►

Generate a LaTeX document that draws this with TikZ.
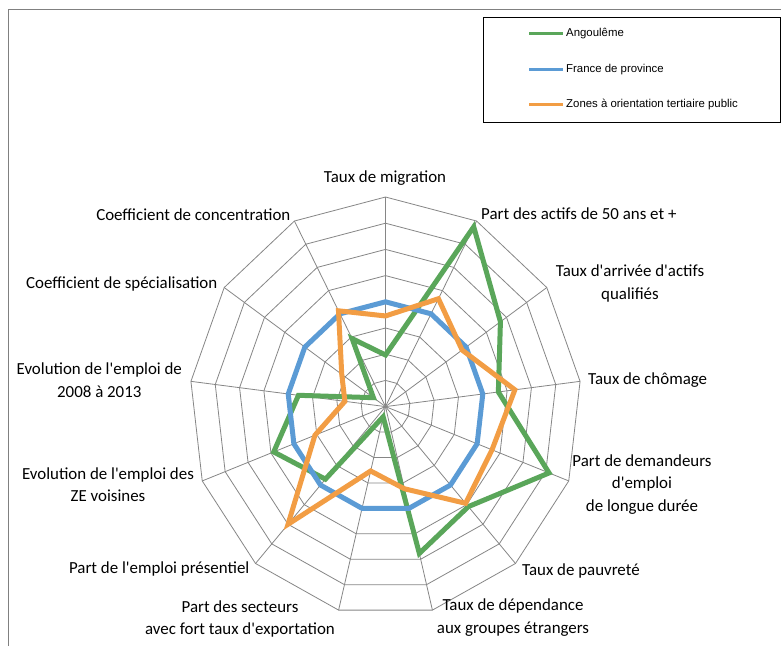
\documentclass[tikz,border=0pt]{standalone}
\usepackage{fontspec}
\setmainfont{Carlito}[Ligatures=TeXOff]
\newfontfamily\legfont{Liberation Sans}
\definecolor{cgreen}{RGB}{90,166,90}
\definecolor{cblue}{RGB}{91,155,213}
\definecolor{corange}{RGB}{242,157,68}
\definecolor{gridc}{RGB}{134,134,134}
\definecolor{framec}{RGB}{128,128,128}
\begin{document}
\begin{tikzpicture}[x=1pt,y=-1pt,
  lab/.style={font=\fontsize{16.9}{22.5}\selectfont, inner sep=0pt, align=center},
  leg/.style={font=\legfont\fontsize{11.4}{13}\selectfont, inner sep=0pt, anchor=west},
  gridl/.style={draw=gridc, line width=0.8pt},
  ser/.style={line width=5pt, line join=miter},
  legline/.style={line width=3pt},
  framel/.style={draw=framec, line width=1.3pt}]
\useasboundingbox (0,0) rectangle (781,646);
\fill[white] (0,0) rectangle (781,646);
\draw[framel] (8.3,646) -- (8.3,9.3) -- (781,9.3);
\coordinate (c) at (385.5,406.6);
% grid
\foreach \i in {1,...,8}
  \draw[gridl] plot[samples at={0,...,12}] ({385.5+196*\i/8*sin(\x*360/13)},{406.6-209.6*\i/8*cos(\x*360/13)}) -- cycle;
\foreach \k in {0,...,12}
  \draw[gridl] (c) -- ({385.5+196*sin(\k*360/13)},{406.6-209.6*cos(\k*360/13)});
% series
\foreach \v [count=\k from 0] in {1.97,7.75,5.7,4.64,7.14,5.1,5.77,0.4,3.7,4.88,3.58,0.6,2.93}
  \coordinate (g\k) at ({385.5+196*\v/8*sin(\k*360/13)},{406.6-209.6*\v/8*cos(\k*360/13)});
\foreach \v [count=\k from 0] in {4,4,4,4,4,4,4,4,4,4,4,4,4}
  \coordinate (b\k) at ({385.5+196*\v/8*sin(\k*360/13)},{406.6-209.6*\v/8*cos(\k*360/13)});
\foreach \v [count=\k from 0] in {3.46,4.65,3.8,5.32,4.65,4.93,3.23,2.53,6.0,3.08,1.67,2.17,4.13}
  \coordinate (o\k) at ({385.5+196*\v/8*sin(\k*360/13)},{406.6-209.6*\v/8*cos(\k*360/13)});
\draw[ser,cgreen] (g0) \foreach \k in {1,...,12}{ -- (g\k)} -- cycle;
\draw[ser,cblue] (b0) \foreach \k in {1,...,12}{ -- (b\k)} -- cycle;
\draw[ser,corange] (o0) \foreach \k in {1,...,12}{ -- (o\k)} -- cycle;
% labels
\node[lab] (l0) at (385,178) {Taux de migration};
\node[lab, anchor=west] (l1) at (481,214) {Part des actifs de 50 ans et +};
\node[lab] (l2) at (630,283.5) {Taux d'arrivée d'actifs\\qualifiés};
\node[lab, anchor=west] (l3) at (588,380) {Taux de chômage};
\node[lab] (l4) at (642,484.5) {Part de demandeurs\\d'emploi\\de longue durée};
\node[lab, anchor=west] (l5) at (522,571) {Taux de pauvreté};
\node[lab] (l6) at (513,617.5) {Taux de dépendance\\aux groupes étrangers};
\node[lab] (l7) at (240,619) {Part des secteurs\\avec fort taux d'exportation};
\node[lab, anchor=east] (l8) at (249.5,569.3) {Part de l'emploi présentiel};
\node[lab] (l9) at (108,484.7) {Evolution de l'emploi des\\ZE voisines};
\node[lab] (l10) at (99.3,380) {Evolution de l'emploi de\\2008 à 2013};
\node[lab, anchor=east] (l11) at (217.5,284) {Coefficient de spécialisation};
\node[lab, anchor=east] (l12) at (290.5,214.3) {Coefficient de concentration};
% legend
\draw[black, line width=0.9pt] (483.5,17) rectangle (780,122);
\coordinate (la1) at (529,33.3); \coordinate (lb1) at (563,33.3);
\coordinate (la2) at (529,69.3); \coordinate (lb2) at (563,69.3);
\coordinate (la3) at (529,104.3); \coordinate (lb3) at (563,104.3);
\draw[legline,cgreen] (la1) -- (lb1);
\draw[legline,cblue] (la2) -- (lb2);
\draw[legline,corange] (la3) -- (lb3);
\node[leg] (t1) at (566,33.3) {Angoulême};
\node[leg] (t2) at (566,69.3) {France de province};
\node[leg] (t3) at (566,104.3) {Zones à orientation tertiaire public};
\end{tikzpicture}
\end{document}
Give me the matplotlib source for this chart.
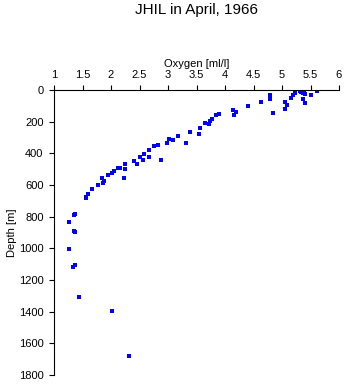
import matplotlib.pyplot as plt

# ---------------- DATA ----------------

oxygen = [
    1.56, 1.56, 1.60, 1.67, 1.78, 1.86, 1.87, 1.85, 1.95, 2.02, 2.05,
    2.13, 2.15, 2.23, 2.25, 2.25, 2.41, 2.46, 2.50, 2.56, 2.58, 2.67,
    2.67, 2.76, 2.83, 2.88, 2.99, 3.01, 3.08, 3.17, 3.31, 3.39, 3.54,
    3.56, 3.65, 3.72, 3.74, 3.78, 3.84, 3.90, 4.14, 4.16, 4.20, 4.41,
    4.64, 4.79, 4.79, 4.79, 4.84, 5.06, 5.06, 5.08, 5.15, 5.19, 5.22,
    5.31, 5.33, 5.35, 5.37, 5.39, 5.41, 5.37, 5.40, 5.51, 5.62,
    1.35, 1.37, 1.26, 1.35, 1.37, 1.26, 1.33, 1.37, 1.44, 2.02, 2.32,
]
depth = [
    684, 674, 655, 627, 602, 585, 577, 554, 539, 522, 514,
    495, 493, 556, 497, 469, 446, 469, 425, 444, 404, 421,
    379, 356, 347, 442, 335, 312, 318, 293, 337, 267, 280,
    238, 211, 215, 196, 181, 160, 150, 128, 160, 139, 103,
    78, 32, 42, 55, 145, 120, 76, 97, 52, 33, 21,
    6, 13, 6, 17, 11, 23, 57, 84, 33, 4,
    792, 785, 836, 893, 899, 1007, 1118, 1105, 1310, 1398, 1682,
]

x_ticks = [1, 1.5, 2, 2.5, 3, 3.5, 4, 4.5, 5, 5.5, 6]
x_labels = ["1", "1.5", "2", "2.5", "3", "3.5", "4", "4.5", "5", "5.5", "6"]
y_ticks = [0, 200, 400, 600, 800, 1000, 1200, 1400, 1600, 1800]

# ---------------- FIGURE ----------------

plt.rcParams['font.family'] = ['Liberation Sans', 'DejaVu Sans']

fig = plt.figure(figsize=(3.45, 3.84), dpi=100)
ax = fig.add_axes([54 / 345, 1 - 375 / 384, 285 / 345, 285 / 384])

ax.plot(oxygen, depth, linestyle='none', marker='s',
        markersize=2.5, color='#0000ff', markeredgewidth=0)

ax.set_xlim(1, 6)
ax.set_ylim(1800, 0)

ax.xaxis.set_ticks_position('top')
ax.xaxis.set_label_position('top')
ax.set_xticks(x_ticks)
ax.set_xticklabels(x_labels)
ax.set_yticks(y_ticks)

for side in ['right', 'bottom']:
    ax.spines[side].set_visible(False)
for side in ['top', 'left']:
    ax.spines[side].set_linewidth(0.8)

ax.tick_params(axis='both', labelsize=8, length=3.5, width=0.8,
               pad=4, direction='out')

ax.set_xlabel("Oxygen [ml/l]", fontsize=8, labelpad=2)
ax.set_ylabel("Depth [m]", fontsize=8, labelpad=1)

fig.text(196.5 / 345, 1 - 10 / 384, "JHIL in April, 1966",
         ha='center', va='center', fontsize=11)

fig.savefig("out.png", dpi=100)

◄

Return all the entries word for word, but omit any pictures they contain.

▶ **Worked solution**
Generate a LaTeX document that draws this with TikZ.
\documentclass[tikz,border=0pt]{standalone}
\usepackage{fontspec}
\setmainfont{Carlito}[Ligatures=TeXOff]
\newfontfamily\legfont{Liberation Sans}
\definecolor{cgreen}{RGB}{90,166,90}
\definecolor{cblue}{RGB}{91,155,213}
\definecolor{corange}{RGB}{242,157,68}
\definecolor{gridc}{RGB}{134,134,134}
\definecolor{framec}{RGB}{128,128,128}
\begin{document}
\begin{tikzpicture}[x=1pt,y=-1pt,
  lab/.style={font=\fontsize{16.9}{22.5}\selectfont, inner sep=0pt, align=center},
  leg/.style={font=\legfont\fontsize{11.4}{13}\selectfont, inner sep=0pt, anchor=west},
  gridl/.style={draw=gridc, line width=0.8pt},
  ser/.style={line width=5pt, line join=miter},
  legline/.style={line width=3pt},
  framel/.style={draw=framec, line width=1.3pt}]
\useasboundingbox (0,0) rectangle (781,646);
\fill[white] (0,0) rectangle (781,646);
\draw[framel] (8.3,646) -- (8.3,9.3) -- (781,9.3);
\coordinate (c) at (385.5,406.6);
% grid
\foreach \i in {1,...,8}
  \draw[gridl] plot[samples at={0,...,12}] ({385.5+196*\i/8*sin(\x*360/13)},{406.6-209.6*\i/8*cos(\x*360/13)}) -- cycle;
\foreach \k in {0,...,12}
  \draw[gridl] (c) -- ({385.5+196*sin(\k*360/13)},{406.6-209.6*cos(\k*360/13)});
% series
\foreach \v [count=\k from 0] in {1.97,7.75,5.7,4.64,7.14,5.1,5.77,0.4,3.7,4.88,3.58,0.6,2.93}
  \coordinate (g\k) at ({385.5+196*\v/8*sin(\k*360/13)},{406.6-209.6*\v/8*cos(\k*360/13)});
\foreach \v [count=\k from 0] in {4,4,4,4,4,4,4,4,4,4,4,4,4}
  \coordinate (b\k) at ({385.5+196*\v/8*sin(\k*360/13)},{406.6-209.6*\v/8*cos(\k*360/13)});
\foreach \v [count=\k from 0] in {3.46,4.65,3.8,5.32,4.65,4.93,3.23,2.53,6.0,3.08,1.67,2.17,4.13}
  \coordinate (o\k) at ({385.5+196*\v/8*sin(\k*360/13)},{406.6-209.6*\v/8*cos(\k*360/13)});
\draw[ser,cgreen] (g0) \foreach \k in {1,...,12}{ -- (g\k)} -- cycle;
\draw[ser,cblue] (b0) \foreach \k in {1,...,12}{ -- (b\k)} -- cycle;
\draw[ser,corange] (o0) \foreach \k in {1,...,12}{ -- (o\k)} -- cycle;
% labels
\node[lab] (l0) at (385,178) {Taux de migration};
\node[lab, anchor=west] (l1) at (481,214) {Part des actifs de 50 ans et +};
\node[lab] (l2) at (630,283.5) {Taux d'arrivée d'actifs\\qualifiés};
\node[lab, anchor=west] (l3) at (588,380) {Taux de chômage};
\node[lab] (l4) at (642,484.5) {Part de demandeurs\\d'emploi\\de longue durée};
\node[lab, anchor=west] (l5) at (522,571) {Taux de pauvreté};
\node[lab] (l6) at (513,617.5) {Taux de dépendance\\aux groupes étrangers};
\node[lab] (l7) at (240,619) {Part des secteurs\\avec fort taux d'exportation};
\node[lab, anchor=east] (l8) at (249.5,569.3) {Part de l'emploi présentiel};
\node[lab] (l9) at (108,484.7) {Evolution de l'emploi des\\ZE voisines};
\node[lab] (l10) at (99.3,380) {Evolution de l'emploi de\\2008 à 2013};
\node[lab, anchor=east] (l11) at (217.5,284) {Coefficient de spécialisation};
\node[lab, anchor=east] (l12) at (290.5,214.3) {Coefficient de concentration};
% legend
\draw[black, line width=0.9pt] (483.5,17) rectangle (780,122);
\coordinate (la1) at (529,33.3); \coordinate (lb1) at (563,33.3);
\coordinate (la2) at (529,69.3); \coordinate (lb2) at (563,69.3);
\coordinate (la3) at (529,104.3); \coordinate (lb3) at (563,104.3);
\draw[legline,cgreen] (la1) -- (lb1);
\draw[legline,cblue] (la2) -- (lb2);
\draw[legline,corange] (la3) -- (lb3);
\node[leg] (t1) at (566,33.3) {Angoulême};
\node[leg] (t2) at (566,69.3) {France de province};
\node[leg] (t3) at (566,104.3) {Zones à orientation tertiaire public};
\end{tikzpicture}
\end{document}
Give me the matplotlib source for this chart.
import matplotlib.pyplot as plt

# ---------------- DATA ----------------

oxygen = [
    1.56, 1.56, 1.60, 1.67, 1.78, 1.86, 1.87, 1.85, 1.95, 2.02, 2.05,
    2.13, 2.15, 2.23, 2.25, 2.25, 2.41, 2.46, 2.50, 2.56, 2.58, 2.67,
    2.67, 2.76, 2.83, 2.88, 2.99, 3.01, 3.08, 3.17, 3.31, 3.39, 3.54,
    3.56, 3.65, 3.72, 3.74, 3.78, 3.84, 3.90, 4.14, 4.16, 4.20, 4.41,
    4.64, 4.79, 4.79, 4.79, 4.84, 5.06, 5.06, 5.08, 5.15, 5.19, 5.22,
    5.31, 5.33, 5.35, 5.37, 5.39, 5.41, 5.37, 5.40, 5.51, 5.62,
    1.35, 1.37, 1.26, 1.35, 1.37, 1.26, 1.33, 1.37, 1.44, 2.02, 2.32,
]
depth = [
    684, 674, 655, 627, 602, 585, 577, 554, 539, 522, 514,
    495, 493, 556, 497, 469, 446, 469, 425, 444, 404, 421,
    379, 356, 347, 442, 335, 312, 318, 293, 337, 267, 280,
    238, 211, 215, 196, 181, 160, 150, 128, 160, 139, 103,
    78, 32, 42, 55, 145, 120, 76, 97, 52, 33, 21,
    6, 13, 6, 17, 11, 23, 57, 84, 33, 4,
    792, 785, 836, 893, 899, 1007, 1118, 1105, 1310, 1398, 1682,
]

x_ticks = [1, 1.5, 2, 2.5, 3, 3.5, 4, 4.5, 5, 5.5, 6]
x_labels = ["1", "1.5", "2", "2.5", "3", "3.5", "4", "4.5", "5", "5.5", "6"]
y_ticks = [0, 200, 400, 600, 800, 1000, 1200, 1400, 1600, 1800]

# ---------------- FIGURE ----------------

plt.rcParams['font.family'] = ['Liberation Sans', 'DejaVu Sans']

fig = plt.figure(figsize=(3.45, 3.84), dpi=100)
ax = fig.add_axes([54 / 345, 1 - 375 / 384, 285 / 345, 285 / 384])

ax.plot(oxygen, depth, linestyle='none', marker='s',
        markersize=2.5, color='#0000ff', markeredgewidth=0)

ax.set_xlim(1, 6)
ax.set_ylim(1800, 0)

ax.xaxis.set_ticks_position('top')
ax.xaxis.set_label_position('top')
ax.set_xticks(x_ticks)
ax.set_xticklabels(x_labels)
ax.set_yticks(y_ticks)

for side in ['right', 'bottom']:
    ax.spines[side].set_visible(False)
for side in ['top', 'left']:
    ax.spines[side].set_linewidth(0.8)

ax.tick_params(axis='both', labelsize=8, length=3.5, width=0.8,
               pad=4, direction='out')

ax.set_xlabel("Oxygen [ml/l]", fontsize=8, labelpad=2)
ax.set_ylabel("Depth [m]", fontsize=8, labelpad=1)

fig.text(196.5 / 345, 1 - 10 / 384, "JHIL in April, 1966",
         ha='center', va='center', fontsize=11)

fig.savefig("out.png", dpi=100)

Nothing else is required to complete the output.